▼

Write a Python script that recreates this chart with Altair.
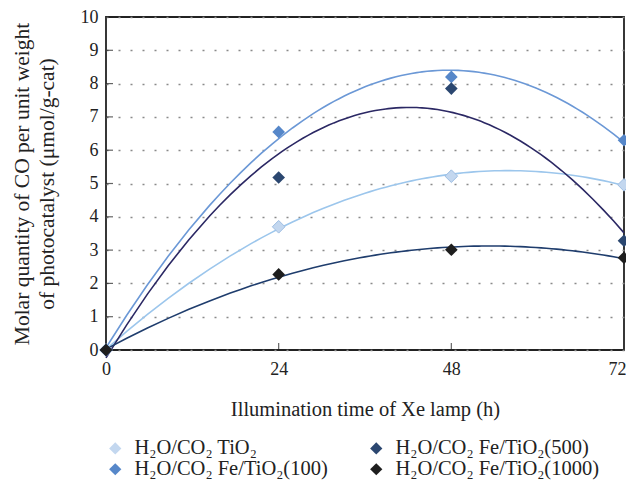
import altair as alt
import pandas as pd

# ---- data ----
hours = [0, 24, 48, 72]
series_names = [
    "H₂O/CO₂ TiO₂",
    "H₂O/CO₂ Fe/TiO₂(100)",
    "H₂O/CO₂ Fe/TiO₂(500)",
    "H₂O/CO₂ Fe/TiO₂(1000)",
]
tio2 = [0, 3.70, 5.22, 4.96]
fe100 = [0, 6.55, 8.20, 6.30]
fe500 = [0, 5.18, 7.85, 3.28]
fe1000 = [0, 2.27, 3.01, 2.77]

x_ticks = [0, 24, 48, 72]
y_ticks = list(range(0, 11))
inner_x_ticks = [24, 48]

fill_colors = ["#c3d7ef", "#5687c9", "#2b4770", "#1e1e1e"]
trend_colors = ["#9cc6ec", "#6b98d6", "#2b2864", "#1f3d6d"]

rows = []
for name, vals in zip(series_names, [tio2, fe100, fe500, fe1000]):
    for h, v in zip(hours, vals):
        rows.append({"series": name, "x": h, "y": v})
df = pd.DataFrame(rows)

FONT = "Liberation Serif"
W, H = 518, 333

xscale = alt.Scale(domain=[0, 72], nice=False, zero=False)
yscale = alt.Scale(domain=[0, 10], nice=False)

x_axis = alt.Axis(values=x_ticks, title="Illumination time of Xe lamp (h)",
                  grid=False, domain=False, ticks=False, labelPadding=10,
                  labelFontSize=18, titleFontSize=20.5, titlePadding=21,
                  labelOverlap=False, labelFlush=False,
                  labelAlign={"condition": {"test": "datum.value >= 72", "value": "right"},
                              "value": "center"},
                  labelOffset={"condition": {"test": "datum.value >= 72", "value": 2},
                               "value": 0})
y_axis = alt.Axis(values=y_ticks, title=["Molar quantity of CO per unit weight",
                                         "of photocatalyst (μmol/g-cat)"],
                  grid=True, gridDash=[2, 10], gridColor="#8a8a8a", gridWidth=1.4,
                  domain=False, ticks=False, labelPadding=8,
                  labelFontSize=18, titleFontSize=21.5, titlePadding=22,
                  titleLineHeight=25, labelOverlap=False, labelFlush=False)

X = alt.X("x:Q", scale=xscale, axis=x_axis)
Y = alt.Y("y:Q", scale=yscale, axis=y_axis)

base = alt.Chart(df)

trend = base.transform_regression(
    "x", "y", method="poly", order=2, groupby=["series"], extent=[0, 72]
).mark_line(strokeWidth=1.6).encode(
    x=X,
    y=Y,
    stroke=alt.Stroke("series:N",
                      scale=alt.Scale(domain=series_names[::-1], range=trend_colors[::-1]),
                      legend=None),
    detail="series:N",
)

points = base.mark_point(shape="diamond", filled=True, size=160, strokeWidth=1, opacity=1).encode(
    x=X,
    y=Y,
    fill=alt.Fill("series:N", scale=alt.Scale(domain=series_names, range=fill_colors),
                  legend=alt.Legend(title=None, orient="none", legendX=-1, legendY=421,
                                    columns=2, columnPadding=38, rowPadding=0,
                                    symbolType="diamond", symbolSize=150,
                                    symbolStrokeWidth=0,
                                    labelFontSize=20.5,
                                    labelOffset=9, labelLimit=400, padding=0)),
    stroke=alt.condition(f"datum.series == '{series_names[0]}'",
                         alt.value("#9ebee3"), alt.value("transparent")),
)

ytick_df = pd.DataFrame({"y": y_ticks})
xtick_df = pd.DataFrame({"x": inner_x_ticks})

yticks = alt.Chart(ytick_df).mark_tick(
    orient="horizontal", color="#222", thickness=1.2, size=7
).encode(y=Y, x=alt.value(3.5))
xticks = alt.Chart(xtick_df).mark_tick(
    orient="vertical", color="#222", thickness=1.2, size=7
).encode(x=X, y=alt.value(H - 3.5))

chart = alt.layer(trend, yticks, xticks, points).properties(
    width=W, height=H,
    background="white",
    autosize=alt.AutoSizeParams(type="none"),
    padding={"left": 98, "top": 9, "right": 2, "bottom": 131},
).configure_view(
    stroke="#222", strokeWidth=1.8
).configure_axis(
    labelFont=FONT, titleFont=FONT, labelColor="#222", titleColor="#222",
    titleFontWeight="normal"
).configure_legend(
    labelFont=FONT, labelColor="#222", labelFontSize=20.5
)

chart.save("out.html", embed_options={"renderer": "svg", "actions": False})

▲
▼

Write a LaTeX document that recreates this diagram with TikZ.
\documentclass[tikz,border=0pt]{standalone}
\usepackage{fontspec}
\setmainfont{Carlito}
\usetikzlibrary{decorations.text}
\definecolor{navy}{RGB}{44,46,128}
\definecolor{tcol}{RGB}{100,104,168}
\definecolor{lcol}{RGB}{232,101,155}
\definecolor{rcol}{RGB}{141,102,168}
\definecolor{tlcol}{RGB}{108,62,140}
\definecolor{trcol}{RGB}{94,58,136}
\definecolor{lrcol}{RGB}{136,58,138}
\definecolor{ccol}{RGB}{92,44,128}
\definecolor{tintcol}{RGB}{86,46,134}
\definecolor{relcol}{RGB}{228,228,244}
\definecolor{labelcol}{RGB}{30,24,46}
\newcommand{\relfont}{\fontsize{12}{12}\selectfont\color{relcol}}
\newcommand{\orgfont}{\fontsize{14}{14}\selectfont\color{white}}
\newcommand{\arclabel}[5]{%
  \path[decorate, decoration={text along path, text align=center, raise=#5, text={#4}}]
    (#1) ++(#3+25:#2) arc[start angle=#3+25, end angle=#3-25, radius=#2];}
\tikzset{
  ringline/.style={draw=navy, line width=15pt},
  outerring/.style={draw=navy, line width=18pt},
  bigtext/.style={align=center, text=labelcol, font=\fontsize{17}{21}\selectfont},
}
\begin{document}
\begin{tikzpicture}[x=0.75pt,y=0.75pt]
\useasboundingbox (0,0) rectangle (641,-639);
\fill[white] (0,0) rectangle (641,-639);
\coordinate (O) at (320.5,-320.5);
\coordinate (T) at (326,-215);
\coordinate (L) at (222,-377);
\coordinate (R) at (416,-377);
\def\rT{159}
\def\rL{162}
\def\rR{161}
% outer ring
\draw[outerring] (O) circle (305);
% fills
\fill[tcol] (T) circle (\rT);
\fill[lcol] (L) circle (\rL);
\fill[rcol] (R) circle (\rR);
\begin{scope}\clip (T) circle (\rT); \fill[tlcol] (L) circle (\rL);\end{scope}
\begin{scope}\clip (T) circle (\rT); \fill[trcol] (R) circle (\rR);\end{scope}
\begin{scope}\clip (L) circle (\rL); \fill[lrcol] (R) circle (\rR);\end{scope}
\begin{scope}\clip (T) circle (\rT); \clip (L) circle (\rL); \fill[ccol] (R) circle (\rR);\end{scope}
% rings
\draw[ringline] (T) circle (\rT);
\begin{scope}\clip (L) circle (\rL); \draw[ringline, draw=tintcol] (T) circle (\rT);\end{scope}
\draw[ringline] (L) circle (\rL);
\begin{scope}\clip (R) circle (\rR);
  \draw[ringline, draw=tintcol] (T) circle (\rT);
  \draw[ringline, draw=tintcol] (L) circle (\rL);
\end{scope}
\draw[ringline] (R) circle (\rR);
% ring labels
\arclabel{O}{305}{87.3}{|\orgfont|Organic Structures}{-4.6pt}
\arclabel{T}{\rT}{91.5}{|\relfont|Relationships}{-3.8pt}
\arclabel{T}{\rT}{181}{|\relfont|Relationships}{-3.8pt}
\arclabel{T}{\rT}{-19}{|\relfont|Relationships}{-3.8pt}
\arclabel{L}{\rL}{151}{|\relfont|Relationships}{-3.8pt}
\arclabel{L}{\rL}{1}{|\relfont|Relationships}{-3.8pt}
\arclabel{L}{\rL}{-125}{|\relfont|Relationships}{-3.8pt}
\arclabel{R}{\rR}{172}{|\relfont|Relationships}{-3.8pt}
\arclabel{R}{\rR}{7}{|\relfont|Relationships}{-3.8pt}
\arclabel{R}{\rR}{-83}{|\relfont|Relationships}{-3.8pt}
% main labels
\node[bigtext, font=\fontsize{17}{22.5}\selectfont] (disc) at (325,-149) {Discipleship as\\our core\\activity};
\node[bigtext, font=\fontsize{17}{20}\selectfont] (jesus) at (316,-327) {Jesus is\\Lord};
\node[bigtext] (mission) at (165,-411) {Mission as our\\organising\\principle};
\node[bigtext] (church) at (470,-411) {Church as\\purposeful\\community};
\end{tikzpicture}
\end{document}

▲

WORK REQUIRED: Above are the records. Print exactly the lines from the one containing "Write a Python" to the one containing "inner_x_ticks = [24, 48]", both included, and nothing else; pictures are excluded.

WRITTEN REPLY:
Write a Python script that recreates this chart with Altair.
import altair as alt
import pandas as pd

# ---- data ----
hours = [0, 24, 48, 72]
series_names = [
    "H₂O/CO₂ TiO₂",
    "H₂O/CO₂ Fe/TiO₂(100)",
    "H₂O/CO₂ Fe/TiO₂(500)",
    "H₂O/CO₂ Fe/TiO₂(1000)",
]
tio2 = [0, 3.70, 5.22, 4.96]
fe100 = [0, 6.55, 8.20, 6.30]
fe500 = [0, 5.18, 7.85, 3.28]
fe1000 = [0, 2.27, 3.01, 2.77]

x_ticks = [0, 24, 48, 72]
y_ticks = list(range(0, 11))
inner_x_ticks = [24, 48]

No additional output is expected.